The reason this Boston team worked was because everyone bought into this team, and everyone accepted their role. Whether that was to create shots for other players, for themselves, dominate the paint, or knock down the open three, everyone accepted the fact that this was the way to win a championship. And it worked.
Two of these three examples illustrate the well documented phenomena of teams needing some time to develop chemistry and learn how to play together. The only way this team can be successful is if everyone settles into the roles they need to be in in order to help the team most effectively.
The Warriors have very little room to improve. If they repeat what they did last year the season will be an incredible success.
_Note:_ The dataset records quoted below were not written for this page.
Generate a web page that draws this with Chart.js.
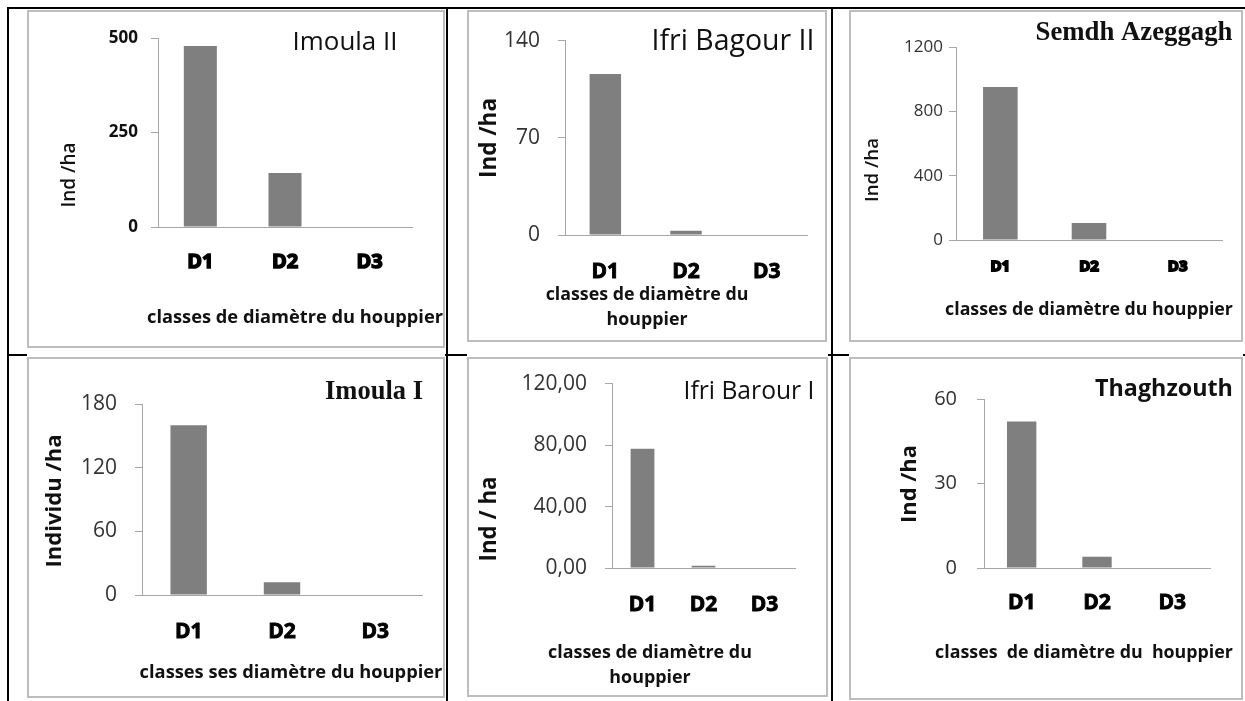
<!DOCTYPE html>
<html>
<head>
<meta charset="utf-8">
<script src="https://cdn.jsdelivr.net/npm/chart.js@4.4.1/dist/chart.umd.min.js"></script>
<style>
  html, body { margin: 0; padding: 0; background: #fff; }
  body { width: 1245px; height: 701px; position: relative; overflow: hidden; }
  .line { position: absolute; background: #000; }
  .panel { position: absolute; background: #fff; }
  .panel canvas { position: absolute; left: 0; top: 0; }
  .frame { position: absolute; border: 2px solid #bdbdbd; box-sizing: border-box; pointer-events: none; }
</style>
</head>
<body>
<div class="line" style="left:7px;top:7px;width:1238px;height:2px"></div>
<div class="line" style="left:7px;top:354px;width:1238px;height:2px"></div>
<div class="line" style="left:7px;top:7px;width:2px;height:694px"></div>
<div class="line" style="left:446px;top:7px;width:2px;height:694px"></div>
<div class="line" style="left:831px;top:7px;width:2px;height:694px"></div>

<script>
// data
const categories = ["D1", "D2", "D3"];
const siteNames = ["Imoula II", "Ifri Bagour II", "Semdh Azeggagh", "Imoula I", "Ifri Barour I", "Thaghzouth"];

const imoula2 = [479, 143, 0];
const ifriBagour2 = [116, 3, 0];
const semdhAzeggagh = [951, 106, 0];
const imoula1 = [160, 12, 0];
const ifriBarour1 = [77.6, 1.5, 0];
const thaghzouth = [52, 4, 0];

const ticksImoula2 = [0, 250, 500];
const ticksIfriBagour2 = [0, 70, 140];
const ticksSemdh = [0, 400, 800, 1200];
const ticksImoula1 = [0, 60, 120, 180];
const ticksIfriBarour1 = [0, 40, 80, 120];
const ticksThaghzouth = [0, 30, 60];

const yTitles = ["Ind /ha", "Ind /ha", "Ind /ha", "Individu /ha", "Ind / ha", "Ind /ha"];
const xTitles = [
  ["classes de diamètre du houppier"],
  ["classes de diamètre du", "houppier"],
  ["classes de diamètre du houppier"],
  ["classes ses diamètre du houppier"],
  ["classes de diamètre du", "houppier"],
  ["classes  de diamètre du  houppier"]
];

const seriesList = [imoula2, ifriBagour2, semdhAzeggagh, imoula1, ifriBarour1, thaghzouth];
const tickList = [ticksImoula2, ticksIfriBagour2, ticksSemdh, ticksImoula1, ticksIfriBarour1, ticksThaghzouth];

const SANS = "'Open Sans', sans-serif";
const SERIF = "'Liberation Serif', 'DejaVu Serif', serif";

// layout of each panel, page coordinates [left, top, right, bottom]
const layout = [
  { box: [27, 10, 445, 348], frame: [27, 10, 445, 348], area: [158, 38, 412, 227],
    yTick: { size: 17, weight: "bold", color: "#111" }, yPad: 13, xTick: { size: 20, stroke: 1.5 }, xPad: 23,
    title: { cx: 345, cy: 43, w: 105, family: SANS, weight: 400 },
    yT: { cx: 70, cy: 175, w: 65, weight: 600 }, xT: { cx: 295, cy: 318, w: 296 } },
  { box: [467, 10, 827, 342], frame: [467, 10, 827, 342], area: [565, 39, 807, 235],
    yTick: { size: 21, weight: "normal", color: "#333" }, yPad: 18, xTick: { size: 21, stroke: 0.9 }, xPad: 24,
    title: { cx: 733, cy: 42, w: 163, family: SANS, weight: 400 },
    yT: { cx: 490, cy: 138, w: 80, weight: 700 }, xT: { cx: 647, cy: 295, w: 203 } },
  { box: [849, 10, 1243, 342], frame: [849, 10, 1243, 342], area: [956, 47, 1222, 240],
    yTick: { size: 17, weight: "normal", color: "#333" }, yPad: 6, xTick: { size: 15, stroke: 1.8 }, xPad: 18,
    title: { cx: 1134, cy: 33, w: 197, family: SERIF, weight: 700 },
    yT: { cx: 873, cy: 170, w: 64, weight: 600 }, xT: { cx: 1089, cy: 310, w: 288 } },
  { box: [27, 353, 445, 698], frame: [27, 357, 445, 698], area: [142, 404, 422, 595],
    yTick: { size: 21, weight: "normal", color: "#333" }, yPad: 18, xTick: { size: 21, stroke: 0.9 }, xPad: 24,
    title: { cx: 374, cy: 392, w: 98, family: SERIF, weight: 700 },
    yT: { cx: 55, cy: 501, w: 133, weight: 700 }, xT: { cx: 291, cy: 673, w: 303 } },
  { box: [467, 353, 828, 697], frame: [467, 357, 828, 697], area: [612, 381, 795, 568],
    yTick: { size: 21, weight: "normal", color: "#333" }, yPad: 18, xTick: { size: 21, stroke: 0.9 }, xPad: 24,
    title: { cx: 749, cy: 392, w: 131, family: SANS, weight: 400 },
    yT: { cx: 490, cy: 519, w: 85, weight: 700 }, xT: { cx: 650, cy: 653, w: 204 } },
  { box: [849, 353, 1243, 705], frame: [849, 357, 1243, 700], area: [984, 399, 1210, 568],
    yTick: { size: 20, weight: "normal", color: "#333" }, yPad: 20, xTick: { size: 21, stroke: 0.9 }, xPad: 22,
    title: { cx: 1164, cy: 389, w: 138, family: SANS, weight: 700 },
    yT: { cx: 910, cy: 484, w: 78, weight: 700 }, xT: { cx: 1084, cy: 653, w: 298 } }
];

// fit a text to a target width, draw it centred on (cx, cy)
const fitSize = (ctx, text, family, weight, w) => {
  ctx.font = `${weight} 100px ${family}`;
  return 100 * w / ctx.measureText(text).width;
};

const panelText = {
  id: "panelText",
  afterDraw(chart, args, opts) {
    const ctx = chart.ctx;
    const [ox, oy] = opts.origin;
    ctx.save();
    ctx.textAlign = "center";
    ctx.textBaseline = "middle";
    opts.items.forEach((it) => {
      const lines = Array.isArray(it.text) ? it.text : [it.text];
      const size = fitSize(ctx, lines[0], it.family, it.weight, it.w);
      ctx.font = `${it.weight} ${size}px ${it.family}`;
      ctx.fillStyle = it.color;
      ctx.save();
      ctx.translate(it.cx - ox, it.cy - oy);
      if (it.rotate) ctx.rotate(-Math.PI / 2);
      lines.forEach((line, k) => ctx.fillText(line, 0, k * 25));
      ctx.restore();
    });
    ctx.restore();
  }
};

const makePanel = (i) => {
  const L = layout[i];
  const [bl, bt, br, bb] = L.box;
  const [al, at, ar, ab] = L.area;
  const w = br - bl, h = bb - bt;

  const div = document.createElement("div");
  div.className = "panel";
  div.style.cssText = `left:${bl}px;top:${bt}px;width:${w}px;height:${h}px`;
  const canvas = document.createElement("canvas");
  canvas.width = w;
  canvas.height = h;
  div.appendChild(canvas);
  document.body.appendChild(div);

  const fr = document.createElement("div");
  fr.className = "frame";
  const [fl, ft, frr, fb] = L.frame;
  fr.style.cssText = `left:${fl}px;top:${ft}px;width:${frr - fl}px;height:${fb - ft}px`;
  document.body.appendChild(fr);

  const ticks = tickList[i];
  const fmt = i === 4 ? (v) => v.toFixed(2).replace(".", ",") : (v) => String(v);

  new Chart(canvas.getContext("2d"), {
    type: "bar",
    data: {
      labels: categories,
      datasets: [{
        data: seriesList[i],
        backgroundColor: "#7f7f7f",
        borderWidth: 0,
        barPercentage: 0.39,
        categoryPercentage: 1
      }]
    },
    options: {
      responsive: false,
      animation: false,
      devicePixelRatio: 1,
      layout: { padding: { left: 0, top: at - bt, right: br - ar, bottom: 0 } },
      scales: {
        x: {
          grid: { display: false, drawTicks: false },
          border: { display: true, color: "#a6a6a6", width: 1, z: -1 },
          ticks: {
            color: "#000",
            padding: L.xPad,
            font: { family: SANS, size: L.xTick.size, weight: "bold" },
            textStrokeColor: "#000",
            textStrokeWidth: L.xTick.stroke,
            maxRotation: 0
          },
          afterFit: (s) => { s.height = bb - ab; }
        },
        y: {
          min: ticks[0],
          max: ticks[ticks.length - 1],
          grid: { display: true, drawOnChartArea: false, drawTicks: true, tickLength: 7, color: "#a6a6a6" },
          border: { display: true, color: "#a6a6a6", width: 1 },
          ticks: {
            color: L.yTick.color,
            padding: L.yPad,
            font: { family: SANS, size: L.yTick.size, weight: L.yTick.weight },
            callback: (v) => fmt(v)
          },
          afterBuildTicks: (s) => { s.ticks = ticks.map((v) => ({ value: v })); },
          afterFit: (s) => { s.width = al - bl; }
        }
      },
      plugins: {
        legend: { display: false },
        tooltip: { enabled: false },
        panelText: {
          origin: [bl, bt],
          items: [
            { text: siteNames[i], cx: L.title.cx, cy: L.title.cy, w: L.title.w,
              family: L.title.family, weight: L.title.weight, color: "#111" },
            { text: yTitles[i], cx: L.yT.cx, cy: L.yT.cy, w: L.yT.w,
              family: SANS, weight: L.yT.weight, color: "#111", rotate: true },
            { text: xTitles[i], cx: L.xT.cx, cy: L.xT.cy, w: L.xT.w,
              family: SANS, weight: 700, color: "#111" }
          ]
        }
      }
    },
    plugins: [panelText]
  });
};

for (let i = 0; i < layout.length; i++) makePanel(i);
</script>
</body>
</html>
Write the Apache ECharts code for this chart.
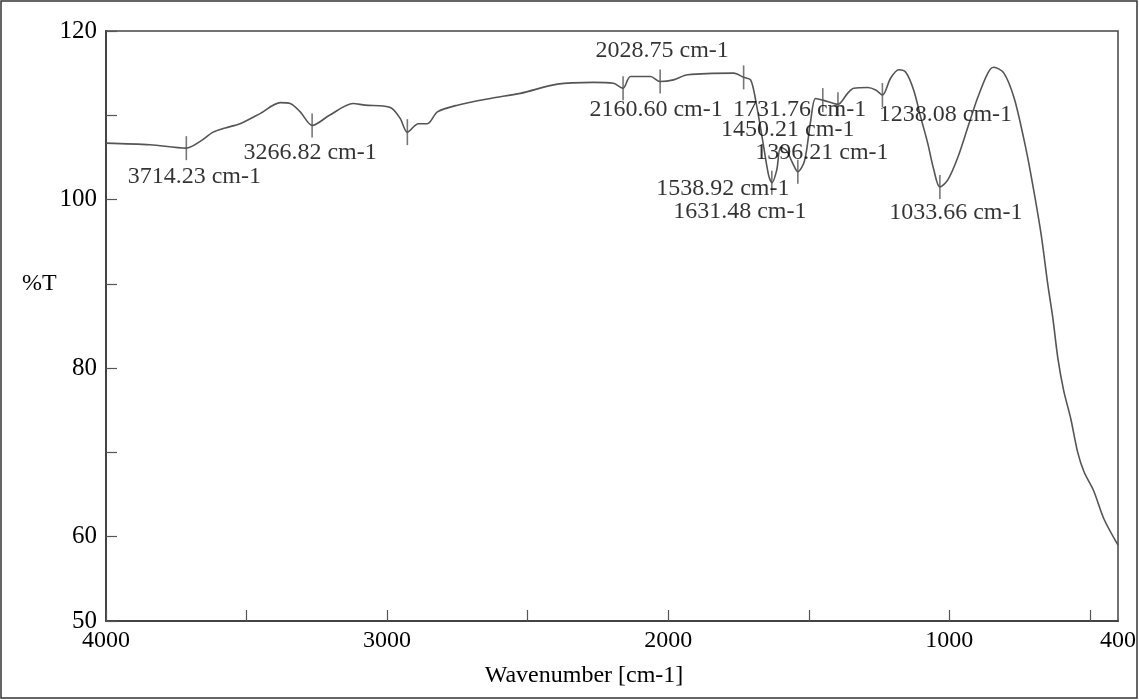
<!DOCTYPE html>
<html>
<head>
<meta charset="utf-8">
<script src="https://cdn.jsdelivr.net/npm/echarts@6/dist/echarts.min.js"></script>
<style>
html,body{margin:0;padding:0;background:#fff;}
#chart{width:1139px;height:700px;}
</style>
</head>
<body>
<div id="chart"></div>
<script>
// ---- data ----
const wavenumbers = [4000,3843,3714,3665,3619,3576,3523,3452,3380,3345,3309,3266,3205,3121,3078,3014,2982,2953,2928,2889,2857,2821,2750,2633,2526,2394,2266,2195,2161,2134,2063,2029,1981,1931,1767,1732,1707,1689,1664,1643,1631,1614,1600,1579,1557,1539,1515,1493,1476,1450,1411,1396,1362,1340,1290,1262,1238,1209,1180,1155,1127,1102,1077,1055,1034,1006,970,934,899,863,842,806,770,735,710,674,650,632,614,593,568,544,521,486,450,400];
const transmittance = [106.7,106.5,106.1,106.9,108.0,108.5,109.0,110.2,111.5,111.4,110.4,108.8,110.0,111.4,111.2,111.1,110.8,109.6,108.0,109.0,109.0,110.4,111.2,112.0,112.6,113.7,113.9,113.8,113.2,114.6,114.6,114.0,114.2,114.8,115.0,114.5,114.2,111.8,107.0,102.9,102.0,103.5,106.2,105.8,104.3,103.3,104.6,109.4,112.0,111.8,111.4,111.3,112.6,113.2,113.3,113.0,112.4,114.4,115.4,115.1,113.0,109.8,106.7,103.5,101.5,102.3,105.0,108.6,112.1,115.0,115.7,115.0,112.1,107.2,103.0,96.0,90.0,86.0,81.2,77.3,74.0,70.1,67.7,65.4,62.1,59.0];

const peakWavenumbers = [3714.23,3266.82,2028.75,2160.60,1731.76,1450.21,1396.21,1538.92,1631.48,1238.08,1033.66];
const peakValues      = [106.1,108.8,114.0,113.2,114.5,111.8,111.3,103.3,102.0,112.4,101.5];
const unlabeledPeakWavenumbers = [2928];
const unlabeledPeakValues = [108.0];

const xTickValues = [4000,3500,3000,2500,2000,1500,1000,500];
const xTickLabels = [4000,3000,2000,1000,400];
const yTickLabels = [50,60,80,100,120];

// ---- styles (label offsets in px, same order as peaks) ----
const peakLabelOffsets = [[8,29],[-2,27],[2,-31],[33,21],[56,32],[-35,30],[-16,48],[-75,17],[-32,29],[63,20],[16,26]];

const FONT = "'Liberation Serif', 'Times New Roman', serif";
const lineData = wavenumbers.map((w,i)=>[w, transmittance[i]]);
const peakData = peakWavenumbers.map((w,i)=>({
  value:[w, peakValues[i]],
  label:{offset: peakLabelOffsets[i]}
}));
const unlabeledData = unlabeledPeakWavenumbers.map((w,i)=>[w, unlabeledPeakValues[i]]);

const chart = echarts.init(document.getElementById('chart'), null, {renderer:'canvas'});
chart.setOption({
  animation:false,
  backgroundColor:'#fff',
  grid:{left:106, right:21, top:31, bottom:79, show:true, borderColor:'#444', borderWidth:1.5},
  xAxis:{
    type:'value', inverse:true, min:400, max:4000,
    axisLine:{show:true, onZero:false, lineStyle:{color:'#444', width:2}},
    axisTick:{show:true, inside:true, length:11, customValues:xTickValues, lineStyle:{color:'#555', width:1.2}},
    axisLabel:{customValues:xTickLabels, formatter:v=>String(v), color:'#000', fontFamily:FONT, fontSize:24, margin:8},
    splitLine:{show:false}
  },
  yAxis:{
    type:'value', min:50, max:120, interval:10,
    axisLine:{show:true, lineStyle:{color:'#444', width:2}},
    axisTick:{show:true, inside:true, length:11, lineStyle:{color:'#555', width:1.2}},
    axisLabel:{customValues:yTickLabels, formatter:v=>String(v), color:'#000', fontFamily:FONT, fontSize:25, margin:9},
    splitLine:{show:false}
  },
  graphic:[
    {type:'rect', shape:{x:1, y:1, width:1136, height:697}, style:{fill:'none', stroke:'#333', lineWidth:1.5}, silent:true},
    {type:'text', x:22, y:272, style:{text:'%T', fill:'#000', font:"24px 'Liberation Serif', serif"}},
    {type:'text', x:584, y:664, style:{text:'Wavenumber [cm-1]', fill:'#000', font:"24px 'Liberation Serif', serif", textAlign:'center'}}
  ],
  series:[
    {
      type:'line', data:lineData, showSymbol:false, smooth:0.3,
      lineStyle:{color:'#555', width:1.6}, z:2
    },
    {
      type:'scatter', data:peakData, symbol:'rect', symbolSize:[1.6,24],
      itemStyle:{color:'#555'}, z:3,
      label:{show:true, position:'inside', color:'#000', fontFamily:FONT, fontSize:24,
        formatter:p=>p.value[0].toFixed(2)+' cm-1'}
    },
    {
      type:'scatter', data:unlabeledData, symbol:'rect', symbolSize:[1.6,26],
      itemStyle:{color:'#555'}, z:3
    }
  ]
});
</script>
</body>
</html>
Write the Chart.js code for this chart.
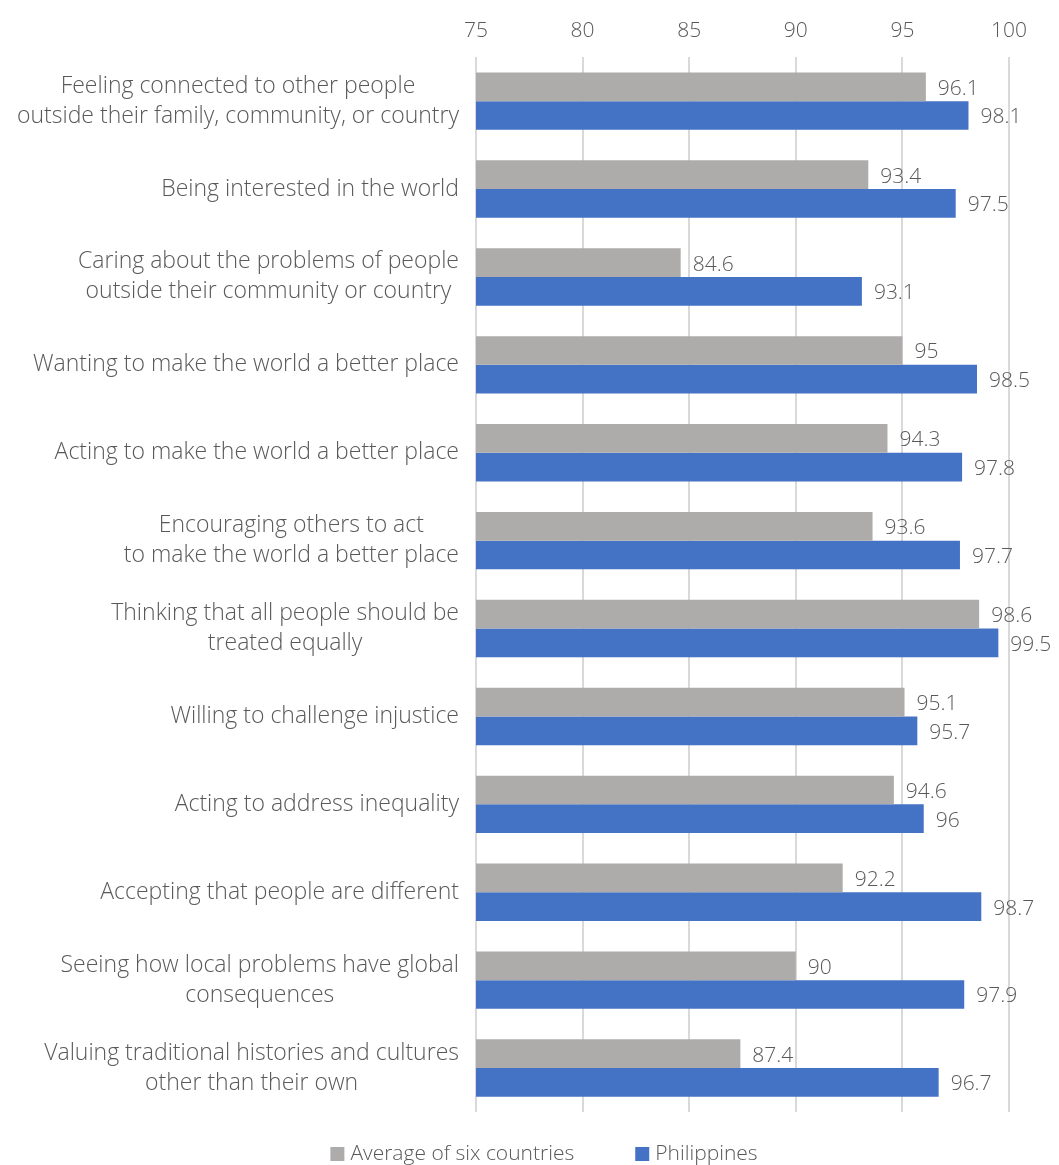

It seems as though the Warriors will most likely win conference, which they will only achieve if their star and bench players alike accept their roles as they’ve done in the past. If so, they can do it again here with Durant. Everyone is going to have to give up some shots, but if they can accomplish that successfully, and I think they can, I believe they will win the NBA title, if not twice, at least once in Durant’s two year stint with Golden State.